In John Wick: Chapter 2, Keanu Reeves -- as the title character -- amasses a staggering body count with a pointed efficiency that befits his status as a professional hitman. And when Wick fights with his fists (and legs), the ensuing symphony of hyper-grunts creates its own gritty eloquence.
Reprising his work in the 2014 hit, Reeves takes a substantial beating as the film progresses, and Chapter 2 boldly whirls its way through car carnage and carefully orchestrated mayhem spread across a variety of intriguing and well-selected locations -- from the catacombs of Rome to the subways of New York City to the Metropolitan Museum of Art.
Picking up where the first movie left off, the movie concocts a scenario in which hitman Wick quickly finds himself pulled back into the action. He's asked to pay back a debt. In Wick's world, this means he must return a favor by assassinating someone.
Chad Stahelski, who co-directed the first installment, goes solo in this effort, pushing the action into new corners, and following a philosophy that insists that no amount of violent action qualifies as too much.
Another hitman, Santino D'Antonio (Riccardo Scamarcio), supplies the villainy. D'Antonio tries to manipulate Wick, and eventually to kill him -- with an assist from every hitman in New York.
Ian McShane portrays the urbane head of the Continental, a Manhattan hotel where hitman can relax (no slaughter allowed); a deadpan Lance Reddick works the hotel's front desk, and Laurence Fishburne, who appeared with Reeves in the Matrix, enjoyably chews as much scenery as possible as head of a team of hitmen who pose as New York City street people.
The Continental's sommelier (Peter Serafinowicz) adds a Bond-like touch, dispensing weapons while employing the vocabulary of a wine connoisseur.
You'll also see Common as another hitman.

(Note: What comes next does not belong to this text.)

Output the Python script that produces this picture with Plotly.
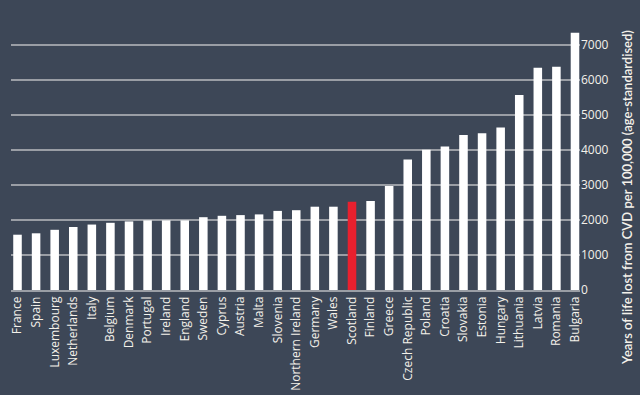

Like Wick, he's a pillar of stoicism. Little in this second chapter relies on expressive acting -- at least from the movie's hitmen. Killing without discernible affect might be the movie's idea of the noblest of human virtues.
Perhaps so that women don't feel excluded from this cinematic wild ride, Ruby Rose has been cast as a deaf-mute killer who communicates with Wick by signing.
From the movie's opening prologue -- Wick drives a Mustang that becomes a target for other cars -- it's clear that this second installment will rely on battering overstatement. A far-fetched plot about a global network of assassins provides a frame on which to hang the action, which, by the end, even resorts to the shopworn Hall of Mirrors effect -- and pretty much pulls it off.
Be assured, the violence never shies away from brutality of a kind that occasionally elicited audible gasps from a preview audience, a recognition that being shot or stabbed in certain areas of the body qualifies as excruciating to the max.
Reeves's barely buried fury sets a tone of semi-seriousness that director Stahelski maintains, creating a giant, grind-house conspiracy between the audience and a movie that loads up on chaos. We all know the movie is preposterous, so it doesn't have to wink at us.
And, yes, Wick once again has a dog, a conceit that forces us to worry over the animal's fate. And, yes, the door is open for another sequel, which I'm guessing will become inevitable after this chapter finishestearing up the box office.